My concern here is not with physical or mental techniques (although there's lots of information out there about them), but rather with the mental attitude associated with the desire to be together for the long term.
Women’s opinions about what qualifies a man as good in bed
Here are a few answers that women gave to the question, “What qualifies a man as good in bed?”
“Reciprocation. Listening to what I tell them feels the best.”
“It's super hot if he takes you to a very expensive restaurant first.”
“Kissing. If you aren't good at kissing, then just go home. I've never found a better indicator of how good a guy is in bed than by how he kisses.”
“Him making the effort and taking the time to make sure you finish, even after he's finished.”
“Patience and willing to improve.”
“Be enthusiastic. Don’t be a jackhammer, try some new moves. Take your time, you’re supposed to be having fun remember?”
“Please, please, please for the love of the Gods do not assume that just because you came first it means we are done. Don't ever leave your lady high and dry.”
“Good communication is the hottest thing in bed.”
“A guy who isn't trying too hard and putting on an act is much more enjoyable to be with than someone who's trying to be some kind of porn star.”
“Openness/lack of judgment … Willingness to take direction. I like to feel like you only have eyes for me … Don't skip the foreplay … Intimacy. A big part for me is the level of trust and love I have with my partner being expressed through sex ... Reciprocity … Communication … Mix it up a little. Surprise me with a different scenario, fantasy or position … Aftercare! A cuddle and kiss before you drift off into a coma is the best way to make sure I fall asleep beside you with a smile on my face.”
“You've just spent this time being as close with me as a person can possibly be — I mean, you can't get much closer than being physically inside me; that's an extremely strong, intimate connection. So going from 60 to 0 afterward is almost... traumatic, in a way? So I don't think it's unreasonable to want to be held/kissed and reassured afterwards.”
“Foreplay is how you build the excitement and anticipation for sex … Being good in bed means caring about your partner's sexual needs and wants.”
Genuine and mechanistic attitudes in bed
“Listening, reciprocity, being considerate, going the extra mile without being asked. So much of it is communication and reading the other person.” —A woman answering the question of what makes men good in bed
The golden thread running through the answers above is the value of a personal, caring attitude involving time, attention, and effort to make a woman feel good not only in the given sexual interaction but for a longer period. The sincerity of such a loving attitude is absent in the mechanistic attitude of men who are “experts” in satisfying women. For example, genuinely different memories of the same experience differ in small details when the person looks at the experience from different perspectives at different times. By contrast, liars learn their lies by heart, mechanistically repeating them word for word. Similarly, mechanistic lovers learn by heart all the ins and outs of women’s sexuality. Their technique remains the same, regardless of differences in their attitude toward any particular woman or circumstance.
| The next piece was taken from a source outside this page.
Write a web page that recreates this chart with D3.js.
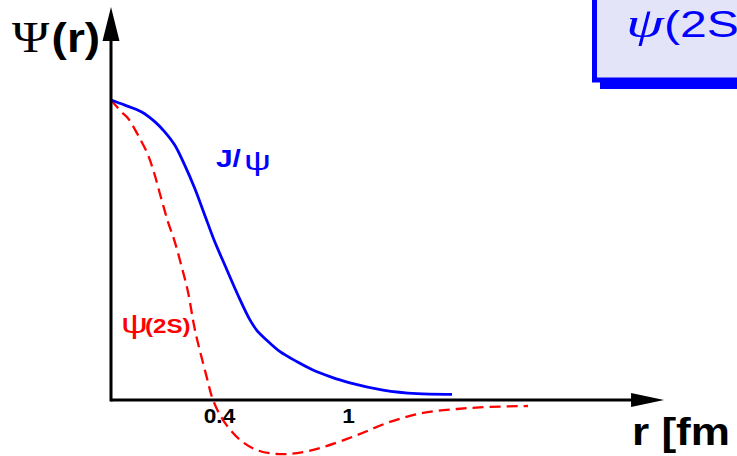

A woman expresses this mechanistic attitude when describing her previous lover:
“Our sex was incredible but far from natural, more like perfectly staged porn and he was the superstar. What was behind this man’s perfect performance? Was I his sexual stimuli or were these his signature moves with every other woman? My curiosity stemmed from our prolonged lovemaking sessions that lasted for hours. I wanted to know how many shades of truth were uniquely ours or copied from previous lovers. I already knew the answer, as most of his performance felt mechanical. I smiled as he shared his methodology, his vast research on women, his checklist, all of which confirmed my intuition ... I was just another episode for him. Being the hopeless romantic that I am, I left his enchanted bed to look for something natural but nothing short of earthshaking, because now I knew the difference and I wanted more.”
Who would ever think that one’s performance could be so mechanically good (marathon perfect) that the woman would want to leave because she couldn’t sleep beside you afterward due to the unnatural nature of the physical act?
Mechanical sexual experts, like this man, usually do not have a personal, caring attitude involving time, attention, and effort to make a woman feel good for the long term. They have been in this situation with many different women — this woman is nothing new. These experts, as one woman said, “are made out of marble, perfectly chiseled without heart.” Knowing fully well the impact of heartfelt words, they may mouth them during the sexual experience, but that is as far as those men will go with those words.
These “women experts” often lack the genuine curiosity associated with real imagination. Their behavior, which is devoid of meaningful development, as is often the case in courtship, is typically purposive. In other words, they are not interested in the process, but rather in achieving their goal — their personal orgasm (and often that of their partner). They tell women what they want to hear, but sensitive women do not believe them: everything is too exaggerated and embellished. Basically, these men lack a true interest in any specific woman, but a great interest in their own achievement — how fast they can get her to bed.
Enduring emotional intimacy
“My married lover was cut off emotionally the moment he ejaculated. The speed by which he left me emotionally and physically was incredible. He actually left the bed to drink something and did not return to the bed.” —A divorcee
The enduring emotional intimacy (or availability) is what distinguishes good loving sex from too-good (often mechanical) sex. Indeed, studies indicate that romantic partners view the time after intercourse as important for bonding and intimacy. The value of these behaviors is particularly high after sex, since they confirm that the bond is deeper than a brief, superficial physical act. After-sex affectionate activities prolong the duration of sexuality, thereby enabling it to have a greater impact on the relationship. After-sex affectionate activities are crucial to sexual afterglow, and they play a more important role in sexual and relationship satisfaction than the duration of intercourse (see here).
We have seen that the roots of such enduring emotional intimacy can be detected by sensitive women already in the sexual encounter, where the man’s actions are experienced as mechanistic and insincere. Hence, although the sex can be quite thrilling, it seems to be too good to be true for the long term, since genuineness is absent. Love is not in the air in these experiences.